【東京】木原稔防衛相は7日午前の記者会見で、陸上自衛隊幹部候補生学校(福岡県)が沖縄戦について「日本軍が長期にわたり善戦敢闘し得た」との表現を書籍から引用し、幹部候補生の教育要領に記載していたことを巡り「戦術の態様を表現したもので、これだけをもって沖縄戦を評価したものではない」との見解を示した。
木原氏は「先の大戦末期、県民を巻き込んだ凄惨(せいさん)な地上戦で多くの住民が犠牲になった」と強調。その上で「特に国土戦の実態を深刻に認識させる」ため、幹部候補生は嘉数高地(宜野湾市)、ひめゆりの塔(糸満市)、平和祈念資料館(同市)でも現地教育を実施したと説明した。
「沖縄の人々の筆舌に尽くしがたい困難、癒えることのない深い悲しみを胸に刻み、戦争の惨禍を繰り返してはならないと考える」とも述べた。
一方、今後の引用の在り方に関しては「いろいろな角度での表現や言葉がある。その全てを教育するのは難しく、ある程度選抜する必要がある」とした上で「どのような引用をしていくかは、個別の教育課程の内容にもよるため、適切に判断していく」と述べるにとどめた。

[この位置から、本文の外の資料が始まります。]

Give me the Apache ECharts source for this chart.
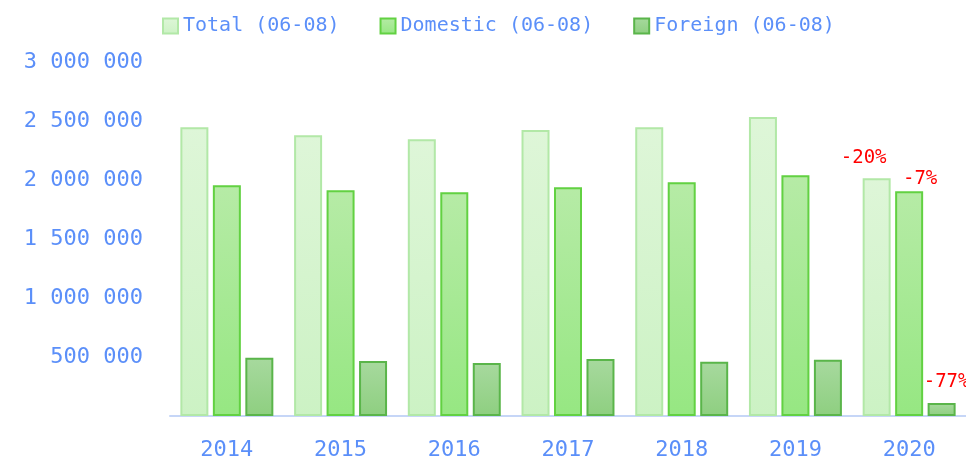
<!DOCTYPE html>
<html>
<head>
<meta charset="utf-8">
<script src="https://cdn.jsdelivr.net/npm/echarts@6/dist/echarts.min.js"></script>
<style>
  html, body { margin: 0; padding: 0; background: #fff; }
  #chart { width: 966px; height: 461px; }
</style>
</head>
<body>
<div id="chart"></div>
<script>
var years = ['2014', '2015', '2016', '2017', '2018', '2019', '2020']
var total = [2448000, 2380000, 2346000, 2423000, 2448000, 2533000, 2015000]
var domestic = [1955000, 1913000, 1896000, 1938000, 1981000, 2040000, 1904000]
var foreign = [493000, 467000, 450000, 484000, 459000, 476000, 110000]
var changeLabels = ['-20%', '-7%', '-77%']

var blue = '#5b8ff9'
var font = 'DejaVu Sans Mono'

function grad(top, bottom) {
    return new echarts.graphic.LinearGradient(0, 0, 0, 1, [
        { offset: 0, color: top },
        { offset: 1, color: bottom }
    ])
}

function withLabel(values, text, offset) {
    return values.map(function (v, i) {
        if (i !== values.length - 1) return v
        return {
            value: v,
            label: {
                show: true,
                position: 'top',
                formatter: text,
                color: '#ff0000',
                fontFamily: font,
                fontSize: 19,
                offset: offset
            }
        }
    })
}

var myChart = echarts.init(document.getElementById('chart'))
myChart.setOption({
    animation: false,
    legend: {
        top: 11,
        left: 157,
        icon: 'rect',
        itemWidth: 15,
        itemHeight: 15,
        itemGap: 40,
        textStyle: { color: blue, fontFamily: font, fontSize: 20 },
        data: ['Total (06-08)', 'Domestic (06-08)', 'Foreign (06-08)']
    },
    grid: { left: 170, right: -2, top: 62, bottom: 45 },
    xAxis: {
        type: 'category',
        data: years,
        axisLine: { lineStyle: { color: '#c6d6f7', width: 2 } },
        axisTick: { show: false },
        axisLabel: { color: blue, fontFamily: font, fontSize: 22, margin: 23 }
    },
    yAxis: {
        type: 'value',
        min: 0,
        max: 3000000,
        interval: 500000,
        splitLine: { show: false },
        axisLine: { show: false },
        axisTick: { show: false },
        axisLabel: {
            color: blue,
            fontFamily: font,
            fontSize: 22,
            margin: 27,
            formatter: function (v) {
                if (v === 0) return ''
                return String(v).replace(/\B(?=(\d{3})+(?!\d))/g, ' ')
            }
        }
    },
    series: [{
        name: 'Total (06-08)',
        type: 'bar',
        barWidth: 28,
        barGap: '16%',
        itemStyle: { color: grad('#def6d8', '#ccf2c4'), borderColor: '#b2e8a7', borderWidth: 2 },
        data: withLabel(total, changeLabels[0], [-13, -6])
    }, {
        name: 'Domestic (06-08)',
        type: 'bar',
        barWidth: 28,
        barGap: '16%',
        itemStyle: { color: grad('#b6eba6', '#96e782'), borderColor: '#62d142', borderWidth: 2 },
        data: withLabel(domestic, changeLabels[1], [11, 2])
    }, {
        name: 'Foreign (06-08)',
        type: 'bar',
        barWidth: 28,
        barGap: '16%',
        itemStyle: { color: grad('#a7d99e', '#8ecf80'), borderColor: '#5ab54a', borderWidth: 2 },
        data: withLabel(foreign, changeLabels[2], [5, -6])
    }]
})
</script>
</body>
</html>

元自衛官などの研究者でつくる軍事問題研究会が、防衛省に公文書を開示請求。2017年に陸自が一般幹部候補生に対して県内で行った「沖縄戦史現地教育」の実施計画が公開され、「日本軍が長期にわたり善戦敢闘し得た要因」との記述があった。
陸上幕僚監部によると、「善戦敢闘」の表現は「戦史叢書沖縄方面陸軍作戦」(防衛庁防衛研修所戦史部著)が引用元。
同書は1968年に発刊され、沖縄戦を概説する部分で「かくして米軍の沖縄本島上陸以来約八〇日、善戦敢闘した第三十二軍の組織的戦闘は終了した」と記している。